If you are a U.S. permanent resident who petitioned for your spouse and your spouse’s children when they were under 21, but the children turn 21 before your spouse is able to get the visa or green card, the children lose the ability to get their visa or green card as derivatives of the immigrating parent. That parent could (upon obtaining a U.S. green card) then turn around and file a new petition for the son or daughter (in the F2B category), but it will take years to finalize.
Better yet, if you are also the parent or a stepparent (you married your spouse while the children were under 18), you could file the petition, and also ask USCIS not to put your son or daughter at the bottom of the F2B waiting list, but to give the same Priority Date your spouse (and your son or daughter) had when you filed for them. This way, your son or daughter will get credit for all the time spent waiting before turning 21. USCIS will treat the case as if you had filed a separate I-130 visa petition for your over-21-year-old child at the same time that you submitted the visa petition for your spouse, perhaps many years ago.
This is called “recapturing” a Priority Date. See Sample Letter Requesting Recaptured Priority Date on Behalf of a 2A Child Turning 21 for details on how to ask for a recapture.
Plan ahead—submit separate I-130 visa petitions for any children who will soon turn 21. If you are at the beginning of the immigration process, and your spouse has children who might turn 21 before the process ends, you can avoid the hassles involved in recapturing Priority Dates. You should simply file separate petitions for her children from the outset, if they’re also your children or stepchildren.
If you’re a U.S. citizen petitioning to get your child a visa or green card, but before your child gets it he or she marries, it’s going to create a wait for your child to get the visa. That’s because married persons are no longer considered immediate relative “children” for immigration purposes. The married child will automatically fall into the third family preference (F3).
For children in preference categories F2A (children of permanent residents, under age 21) and F2B (sons and daughters of permanent residents, over age 21), they must be unmarried at the time they receive a visa and enter the U.S. or (if adjusting status in the U.S.) are approved for the green card. If your children marry, they lose their ability to immigrate on the petition you filed. You could file another petition for them once you or your spouse become a U.S. citizen, or, if they were to become unmarried later (through divorce or death of their spouse), you or your spouse could file a new petition for them even without becoming a U.S. citizen.
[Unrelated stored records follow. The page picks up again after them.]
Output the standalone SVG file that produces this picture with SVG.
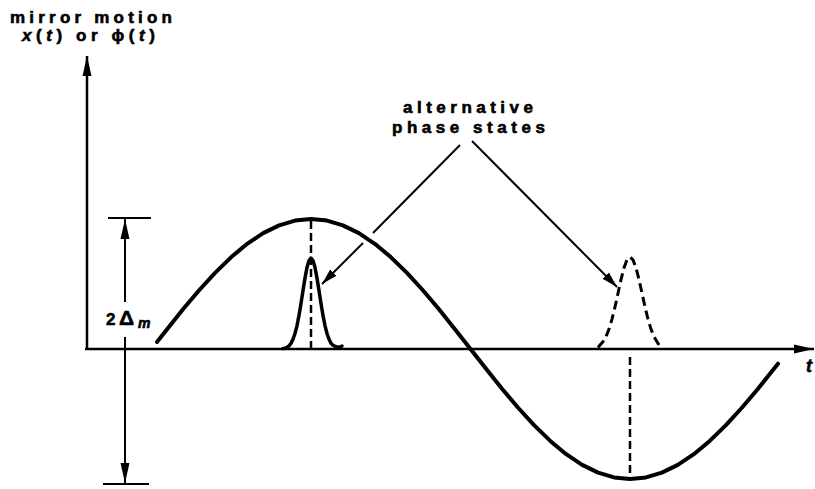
<svg xmlns="http://www.w3.org/2000/svg" width="815" height="489" viewBox="0 0 815 489">
<style>
.lbl{font-family:"Liberation Sans",Arial,sans-serif;font-weight:bold;font-size:17px;fill:#000;stroke:#000;stroke-width:0.6}
.it{font-style:italic}
.ax{stroke:#000;stroke-width:2.5;fill:none}
.thin{stroke:#000;stroke-width:2;fill:none}
.curve{stroke:#000;stroke-width:4;fill:none;stroke-linejoin:round;stroke-linecap:round}
.dash{stroke:#000;stroke-width:2.5;fill:none;stroke-dasharray:8 4}
.gs{stroke:#000;stroke-width:3.5;fill:none;stroke-linejoin:round;stroke-linecap:round}
.gd{stroke:#000;stroke-width:3;fill:none;stroke-dasharray:9 5;stroke-linejoin:round}
</style>
<defs>
<marker id="ah" viewBox="-20 -5 20 10" refX="0" refY="0" markerWidth="20" markerHeight="10" markerUnits="userSpaceOnUse" orient="auto">
<path d="M0,0 L-20,-4.5 L-20,4.5 Z" fill="#000"/>
</marker>
<marker id="ahs" viewBox="-16 -5 16 10" refX="0" refY="0" markerWidth="16" markerHeight="10" markerUnits="userSpaceOnUse" orient="auto">
<path d="M0,0 L-16,-4.5 L-16,4.5 Z" fill="#000"/>
</marker>
</defs>
<rect width="815" height="489" fill="#fff"/>

<g id="axes">
<line class="ax" x1="87" y1="349" x2="87" y2="56" marker-end="url(#ah)"/>
<line class="ax" x1="85" y1="349" x2="814" y2="349" marker-end="url(#ah)"/>
</g>

<g id="dimension">
<line class="thin" x1="108" y1="218" x2="151" y2="218"/>
<line class="thin" x1="103" y1="484" x2="149" y2="484"/>
<line class="thin" x1="125" y1="302" x2="125" y2="219" marker-end="url(#ah)"/>
<line class="thin" x1="125" y1="337" x2="125" y2="483" marker-end="url(#ah)"/>
</g>

<g id="sine">
<path class="curve" d="M157,342 L167.45,328.66 L183.4,308.83 L199.35,289.98 L215.3,272.59 L231.25,257.08 L247.2,243.83 L263.15,233.17 L279.1,225.36 L295.05,220.6 L311,219 L326.95,220.6 L342.9,225.36 L358.85,233.17 L374.8,243.83 L390.75,257.08 L406.7,272.59 L422.65,289.98 L438.6,308.83 L454.55,328.66 L470.5,349 L486.45,369.34 L502.4,389.17 L518.35,408.02 L534.3,425.41 L550.25,440.92 L566.2,454.17 L582.15,464.83 L598.1,472.64 L614.05,477.4 L630,479 L645.95,477.4 L661.9,472.64 L677.85,464.83 L693.8,454.17 L709.75,440.92 L725.7,425.41 L741.65,408.02 L757.6,389.17 L773.55,369.34 L778,363.7"/>
<line class="dash" x1="311" y1="221" x2="311" y2="349"/>
<line class="dash" x1="630" y1="357" x2="630" y2="479"/>
</g>

<g id="state-solid">
<path class="gs" d="M283,348.5 L285,348.2 L287,347.3 L289,345.8 L291,343.3 L293,339.3 L295,333.5 L297,325.6 L299,315.4 L301,303.5 L303,290.6 L305,278.1 L307,267.5 L309,260.5 L311,258 L313,260.5 L315,267.5 L317,278.1 L319,290.6 L321,303.5 L323,315.4 L325,325.6 L327,333.5 L329,339.3 L331,343.3 L333,345.3 L336,346.8 L339,347.3 L342,346"/>
</g>

<g id="state-dashed">
<path class="gd" d="M598,347.5 L600,345 L603,341.7 L606,336.6 L609,329.1 L612,319.1 L615,306.9 L618,293.2 L621,279.6 L624,267.8 L627,259.8 L630,257 L633,259.8 L636,267.8 L639,279.6 L642,293.2 L645,306.9 L648,319.1 L651,329.1 L654,336.6 L657,341.7 L659,345"/>
</g>

<g id="connectors">
<line class="thin" x1="460" y1="145" x2="373" y2="233"/>
<line class="thin" x1="363" y1="243" x2="322" y2="284" marker-end="url(#ahs)"/>
<line class="thin" x1="472" y1="141" x2="617" y2="287" marker-end="url(#ahs)"/>
</g>

<g id="labels">
<text class="lbl" x="10" y="23" textLength="162" lengthAdjust="spacing">mirror motion</text>
<text class="lbl" x="22" y="41" textLength="133" lengthAdjust="spacing"><tspan class="it">x</tspan>(<tspan class="it">t</tspan>) or ϕ(<tspan class="it">t</tspan>)</text>
<text class="lbl" x="403" y="113" textLength="130" lengthAdjust="spacing">alternative</text>
<text class="lbl" x="392" y="133" textLength="153" lengthAdjust="spacing">phase states</text>
<text class="lbl" x="106" y="325">2</text>
<text class="lbl" x="119" y="325" style="font-size:21px">Δ</text>
<text class="lbl it" x="138" y="328" style="font-size:14px">m</text>
<text class="lbl it" x="806" y="372" style="font-size:18px">t</text>
</g>
</svg>
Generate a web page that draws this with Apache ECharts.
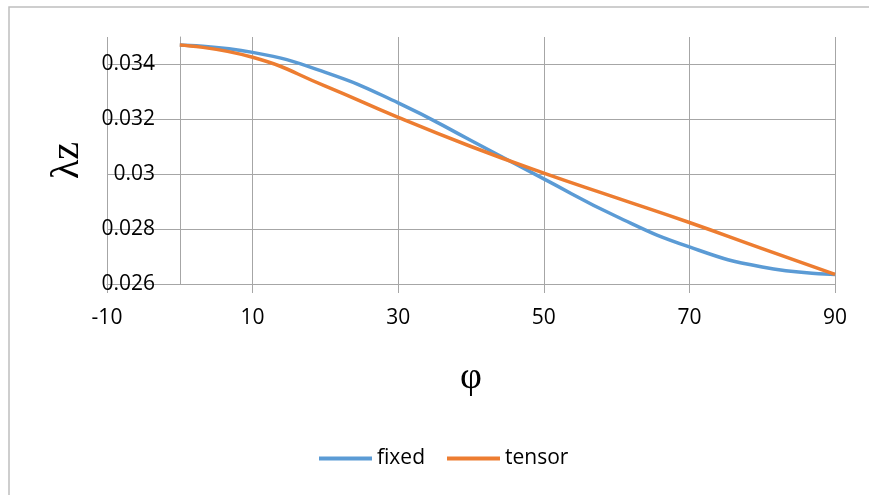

Either way, they would not retain the priority date from your original petition.
The rule is the same if you filed a petition for your spouse, and his or her children were going to get a visa or green card as “derivatives,” but then married.
If you plan to bring along your children in either the F2A or F2B categories, make sure to advise them not to marry until after they get their green card. USCIS might not find out about the marriage now, but it often catches such cases when the immigrant applies for U.S. citizenship. It would then strip them of the green card.